Emily Jones learnt Chinese at the universities of Cambridge, Ningbo and Qingdao and was the recipient of a BCLT mentorship in translation in 2011. Her publications include the crime novel 《性之罪》, translated as Black Holes, by 何家弘He Jiahong; 《天行者》, translated as The Sky Dwellers, by 刘醒龙Liu Xinglong; and 《李喬短篇小說精選集》translated as Fiction and Other Stories, by 李喬Lee Chiao as well as samples, short stories, poetry, fiction and non-fiction for various publishers. She is a founding Trustee of Paper Republic, https://paper-republic.org/, a charity which promotes Chinese literature in English translation.

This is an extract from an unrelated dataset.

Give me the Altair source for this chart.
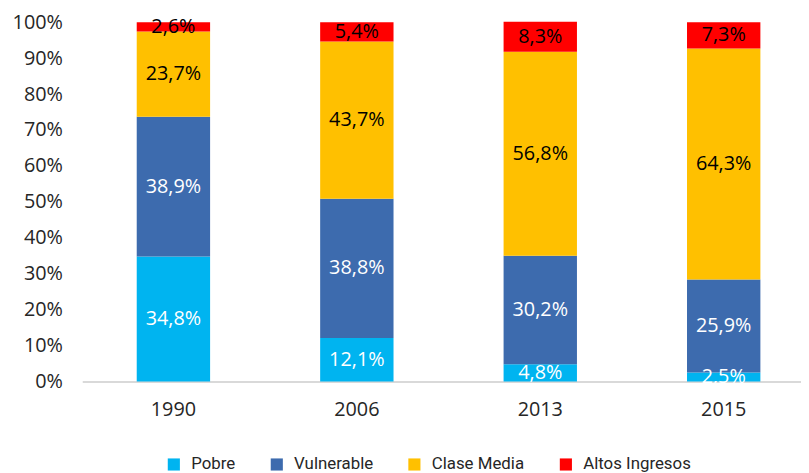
import altair as alt
import pandas as pd

years = ["1990", "2006", "2013", "2015"]
categories = ["Pobre", "Vulnerable", "Clase Media", "Altos Ingresos"]
pobre = [34.8, 12.1, 4.8, 2.5]
vulnerable = [38.9, 38.8, 30.2, 25.9]
clase_media = [23.7, 43.7, 56.8, 64.3]
altos = [2.6, 5.4, 8.3, 7.3]
y_ticks = [0, 0.1, 0.2, 0.3, 0.4, 0.5, 0.6, 0.7, 0.8, 0.9, 1.0]
colors = ["#00B4F0", "#3D6BAE", "#FFC000", "#FF0000"]
text_colors = ["white", "white", "black", "black"]

series = [pobre, vulnerable, clase_media, altos]
rows = []
for yi, yr in enumerate(years):
    base = 0.0
    for ci, cat in enumerate(categories):
        v = series[ci][yi]
        rows.append({
            "year": yr, "cat": cat, "idx": ci, "value": v / 100,
            "start": base / 100, "end": (base + v) / 100,
            "mid": (base + v / 2) / 100,
            "label": f"{v:.1f}".replace(".", ",") + "%",
            "tcolor": text_colors[ci],
        })
        base += v
df = pd.DataFrame(rows)

xscale = alt.Scale(paddingInner=0.6, paddingOuter=0.297, range=[0, 740])
yscale = alt.Scale(domain=[0, 1], nice=False)

xaxis = alt.Axis(title=None, labelAngle=0, ticks=False, labelFont="Open Sans",
                 labelFontSize=20, labelColor="#262626", labelPadding=18,
                 domainColor="#D9D9D9", domainWidth=2)
yaxis = alt.Axis(title=None, format=".0%", values=y_ticks, labelOverlap=False,
                 grid=False, domain=False, ticks=False, labelFont="Open Sans",
                 labelFontSize=20, labelColor="#262626", labelPadding=20)

bars = alt.Chart(df).mark_bar().encode(
    x=alt.X("year:N", scale=xscale, sort=years, axis=xaxis),
    y=alt.Y("start:Q", scale=yscale, axis=yaxis),
    y2="end:Q",
    color=alt.Color("cat:N", scale=alt.Scale(domain=categories, range=colors),
                    legend=alt.Legend(title=None, orient="none", direction="horizontal",
                                      legendX=84, legendY=438, symbolType="square",
                                      symbolSize=150, symbolStrokeWidth=0,
                                      labelFont="Roboto", labelFontSize=17,
                                      labelColor="#262626", labelOffset=9,
                                      columnPadding=33, symbolOpacity=1)),
)

texts = alt.Chart(df).mark_text(font="Open Sans", fontSize=20, baseline="middle").encode(
    x=alt.X("year:N", scale=xscale, sort=years, axis=xaxis),
    y=alt.Y("mid:Q", scale=yscale, axis=yaxis),
    text="label:N",
    color=alt.Color("tcolor:N", scale=None, legend=None),
)

chart = alt.layer(bars, texts).properties(
    width=726, height=363,
    autosize=alt.AutoSizeParams(type="none"),
    padding={"left": 75, "top": 12, "right": 0, "bottom": 90},
).configure_view(stroke=None).configure_axis(labelOverlap=False)

chart.save("out.html", embed_options={"renderer": "svg", "actions": False})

Kangqin Li completed her PhD in American studies at University of Leicester in 2014. She worked as rights manager and editor at Shanghai 99, a Chinese publishing house that publishes translated literature, for five years. In 2019, she set up a London-based independent literary agency, New River Literary, handling the foreign rights of books from Asia. Books represented by New River include Zhang Yueran’s Cocoon, Ho Sok Fong’s Lake Like a Mirror, Li Kotomi’s Solo Dance, Makoto Shinkai and Naruki Nagakawa’s She and Her Cat, Seishu Hase’s The Boy and the Dog, and Zijin Chen’s Bad Kids. Dr Li is one of the three translators of John Updike’s The Early Stories: 1953–1975, published in China by Shanghai Translation Publishing House in 2020. She has also been reader and publishing advisor for MacLehose Press and Granta Books since 2010.